Projectdetail

Disciplines

Computer Sciences (100%)

Keywords

Compiler, Parallel, Heterogenous, Machine Learning, Modelling, Optimisation

Abstract

Final report

The efficient mapping of program parallelism to multi-core, heterogeneous processors is extremely challenging and highly dependent on the underlying architecture. The overall objective of this project is to investigate a novel parallel compiler approach that can automatically learn how to best map program parallelism to multi-core, heterogeneous platforms. Rather than hard-coding a compiler strategy for each parallel platform, we aim to explore an innovative, portable, parallel compiler approach that can automatically self-adapt to any heterogeneous hardware and can improve its performance over time.

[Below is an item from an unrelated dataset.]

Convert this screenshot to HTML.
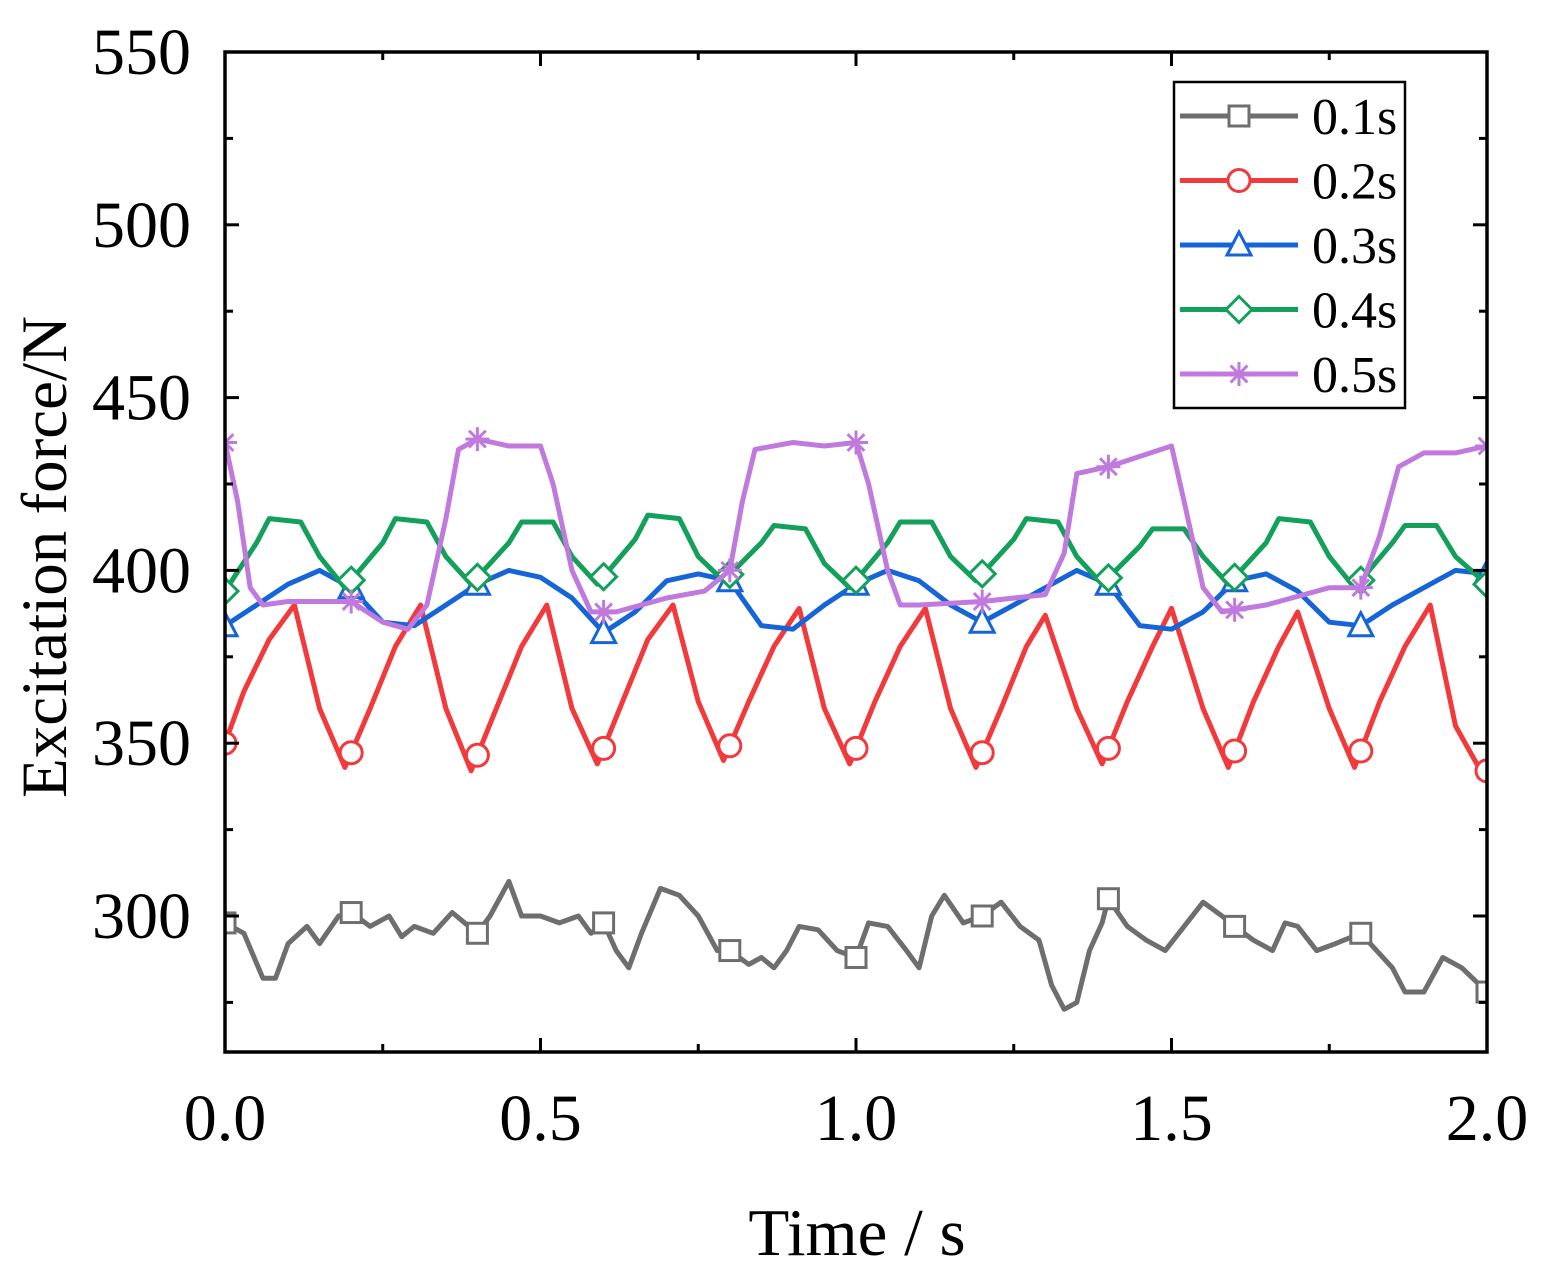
<!DOCTYPE html>
<html><head><meta charset="utf-8"><style>
body{margin:0;background:#fff}
svg{display:block;font-family:"Liberation Serif",serif}
</style></head><body>
<svg id="chart" width="1549" height="1269" viewBox="0 0 1549 1269" xmlns="http://www.w3.org/2000/svg">
<g id="plot"></g>
<text x="857" y="1255" font-size="67" text-anchor="middle">Time / s</text>
<text transform="translate(66,557) rotate(-90)" font-size="65" text-anchor="middle">Excitation force/N</text>
</svg>
<script>
const xTicks=[0,0.5,1.0,1.5,2.0];
const xTickLabels=["0.0","0.5","1.0","1.5","2.0"];
const yTicks=[300,350,400,450,500,550];
const seriesNames=["0.1s","0.2s","0.3s","0.4s","0.5s"];
const markerTimes=[0,0.2,0.4,0.6,0.8,1.0,1.2,1.4,1.6,1.8,2.0];
const grayT=[0,.03,.06,.08,.1,.13,.15,.18,.2,.23,.26,.28,.3,.33,.36,.38,.4,.42,.45,.47,.5,.53,.56,.58,.6,.62,.64,.66,.69,.72,.75,.78,.8,.83,.85,.87,.89,.91,.94,.97,1.0,1.02,1.05,1.08,1.1,1.12,1.14,1.17,1.2,1.23,1.26,1.29,1.31,1.33,1.35,1.37,1.39,1.4,1.43,1.46,1.49,1.52,1.55,1.58,1.6,1.63,1.66,1.68,1.7,1.73,1.76,1.8,1.82,1.85,1.87,1.9,1.93,1.96,2.0];
const grayV=[298,295,282,282,292,297,292,300,301,297,300,294,297,295,301,298,295,300,310,300,300,298,300,295,298,290,285,295,308,306,300,290,290,286,288,285,290,297,296,290,288,298,297,290,285,300,306,298,300,304,297,293,280,273,275,290,298,305,297,293,290,297,304,300,297,293,290,298,297,290,292,295,291,285,278,278,288,285,278];
const redT=[0,.03,.07,.11,.15,.19,.23,.27,.31,.35,.39,.43,.47,.51,.55,.59,.63,.67,.71,.75,.79,.83,.87,.91,.95,.99,1.03,1.07,1.11,1.15,1.19,1.23,1.27,1.3,1.35,1.39,1.43,1.47,1.5,1.55,1.59,1.63,1.67,1.7,1.75,1.79,1.83,1.87,1.91,1.95,1.99,2.0];
const redV=[350,365,380,390,360,343,360,378,390,360,342,360,378,390,360,344,362,380,390,362,345,362,378,389,360,344,362,378,389,360,343,360,378,387,360,344,362,378,389,360,343,362,378,388,360,343,362,378,390,355,342,342];
const blueT=[0,.05,.1,.15,.2,.25,.3,.35,.4,.45,.5,.55,.6,.65,.7,.75,.8,.85,.9,.95,1.0,1.05,1.1,1.15,1.2,1.25,1.3,1.35,1.4,1.45,1.5,1.55,1.6,1.65,1.7,1.75,1.8,1.85,1.9,1.95,2.0];
const blueV=[384,390,396,400,395,385,384,390,396,400,398,392,382,388,397,399,397,384,383,390,396,400,397,390,385,390,395,400,396,384,383,388,397,399,394,385,384,390,395,400,399];
const greenT=[0,.05,.07,.12,.15,.19,.25,.27,.32,.35,.39,.45,.47,.52,.55,.59,.65,.67,.72,.75,.79,.85,.87,.92,.95,.99,1.05,1.07,1.12,1.15,1.19,1.25,1.27,1.32,1.35,1.39,1.45,1.47,1.52,1.55,1.59,1.65,1.67,1.72,1.75,1.79,1.85,1.87,1.92,1.95,2.0];
const greenV=[394,408,415,414,404,395,408,415,414,404,396,408,414,414,404,396,409,416,415,404,397,408,413,412,402,395,408,414,414,404,397,409,415,414,404,396,407,412,412,404,396,408,415,414,404,395,408,413,413,404,396];
const purpleT=[0,.02,.04,.06,.1,.2,.25,.29,.32,.35,.37,.4,.45,.5,.52,.55,.58,.62,.7,.76,.8,.82,.84,.9,.95,1.0,1.02,1.05,1.07,1.1,1.2,1.3,1.33,1.35,1.4,1.45,1.5,1.52,1.55,1.58,1.65,1.75,1.8,1.83,1.86,1.9,1.95,2.0];
const purpleV=[437,420,395,390,391,391,385,383,390,415,435,438,436,436,425,400,388,388,392,394,400,420,435,437,436,437,425,400,390,390,391,393,405,428,430,433,436,420,395,388,390,395,395,410,430,434,434,436];
const colors=["#6e6e6e","#f2393c","#1565d8","#12a05a","#c07ade"];
const L=225,R=1487,T=52,B=1052;
const X=t=>L+(t/2)*(R-L);
const Y=v=>T+(550-v)*(916-52)/250;
const NS="http://www.w3.org/2000/svg";
const plot=document.getElementById('plot');
function mk(tag,attrs,parent){const e=document.createElementNS(NS,tag);for(const k in attrs)e.setAttribute(k,attrs[k]);(parent||plot).appendChild(e);return e;}
function interp(ts,vs,t){for(let i=0;i<ts.length-1;i++){if(t>=ts[i]&&t<=ts[i+1]){const f=(t-ts[i])/(ts[i+1]-ts[i]);return vs[i]+f*(vs[i+1]-vs[i]);}}return vs[vs.length-1];}
function marker(kind,cx,cy,col,g){
 const s=11;
 if(kind==0){return mk('rect',{x:cx-s+1,y:cy-s+1,width:2*s-2,height:2*s-2,fill:'#fff',stroke:col,'stroke-width':3},g);}
 if(kind==1){return mk('circle',{cx:cx,cy:cy,r:s,fill:'#fff',stroke:col,'stroke-width':3},g);}
 if(kind==2){return mk('polygon',{points:`${cx},${cy-s-2} ${cx-s-1},${cy+s-1} ${cx+s+1},${cy+s-1}`,fill:'#fff',stroke:col,'stroke-width':3},g);}
 if(kind==3){return mk('polygon',{points:`${cx},${cy-s-2} ${cx+s+2},${cy} ${cx},${cy+s+2} ${cx-s-2},${cy}`,fill:'#fff',stroke:col,'stroke-width':3},g);}
 const d=s+1;return mk('path',{d:`M${cx-d},${cy}H${cx+d}M${cx},${cy-d}V${cy+d}M${cx-d*0.7},${cy-d*0.7}L${cx+d*0.7},${cy+d*0.7}M${cx-d*0.7},${cy+d*0.7}L${cx+d*0.7},${cy-d*0.7}`,fill:'none',stroke:col,'stroke-width':3},g);
}
const clip=mk('clipPath',{id:'pc'});mk('rect',{x:L,y:T,width:R-L,height:B-T},clip);
const data=[[grayT,grayV],[redT,redV],[blueT,blueV],[greenT,greenV],[purpleT,purpleV]];
data.forEach((sd,i)=>{
 const g=mk('g',{'clip-path':'url(#pc)'});
 
 
 const d=sd[0].map((t,j)=>(j?'L':'M')+X(t).toFixed(1)+','+Y(sd[1][j]).toFixed(1)).join('');
 const p=mk('path',{d:d,fill:'none',stroke:colors[i],'stroke-width':5,'stroke-linejoin':'round'},g);
 
 
 markerTimes.forEach(t=>{
  const m=marker(i,X(t),Y(interp(sd[0],sd[1],t)),colors[i],g);
  
  
 });
});
const fr=mk('rect',{x:L,y:T,width:R-L,height:B-T,fill:'none',stroke:'#000','stroke-width':3.5});


for(let t=0;t<=2.0001;t+=0.25){
 const major=Math.abs(t*2-Math.round(t*2))<1e-6;const len=major?14:8;
 mk('line',{x1:X(t),x2:X(t),y1:B,y2:B-len,stroke:'#000','stroke-width':3});
 mk('line',{x1:X(t),x2:X(t),y1:T,y2:T+len,stroke:'#000','stroke-width':3});
}
xTicks.forEach((t,i)=>{
 const e=mk('text',{x:X(t),y:B+88,'font-size':66,'text-anchor':'middle'});e.textContent=xTickLabels[i];
 
 
});
for(let v=275;v<=550;v+=25){
 const major=v%50==0;const len=major?14:8;
 mk('line',{x1:L,x2:L+len,y1:Y(v),y2:Y(v),stroke:'#000','stroke-width':3});
 mk('line',{x1:R,x2:R-len,y1:Y(v),y2:Y(v),stroke:'#000','stroke-width':3});
}
yTicks.forEach(v=>{
 const e=mk('text',{x:L-34,y:Y(v)+22,'font-size':66,'text-anchor':'end'});e.textContent=v;
 
 
});
const lg=mk('g',{});


mk('rect',{x:1174,y:82,width:231,height:326,fill:'#fff',stroke:'#000','stroke-width':2.5},lg);
seriesNames.forEach((n,i)=>{
 const y=116+i*64.5;
 const en=mk('g',{},lg);
 
 
 mk('line',{x1:1180,x2:1298,y1:y,y2:y,stroke:colors[i],'stroke-width':5},en);
 marker(i,1239,y,colors[i],en);
 const t=mk('text',{x:1312,y:y+18,'font-size':52},en);t.textContent=n;
});
</script>
</body></html>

This is achieved by employing machine learning approaches which first learn the optimisation space off-line and then automatically derive a strategy that attempts to generate the "best" mapping for any user program. This predictive modelling approach can be further extended to on-line adaptation to manage contention for resources. This project is aimed at exploring multi-core system software that is "future scalable" and if successful, will have a wide range of applications from high performance computing, to desktops, to embedded mobile devices. It will allow portable performance of parallel programs across platforms. Given the increasing prevalence of heterogeneous multi-cores such an approach, if successful, will have international academic impact and be of significant benefit to EU industry. Multi-core based processors are common-place and are widely seen as the most viable means of delivering performance with increasing transistor densities. Concurrent with this rise in multi-cores has been the adoption of specialised or customised cores such as general-purpose graphics processing units (GP-GPU). Unfortunately, there is no clear way for application software to harness this performance. Current compiler technology, whose role is to map software to the underlying hardware is simply incapable of doing this, requiring significant manual intervention from the programmer, tuning for each system. As the number and diversity of cores increases, this software gap grows larger and will be the fundamental critical issue for computing systems in 5 years time.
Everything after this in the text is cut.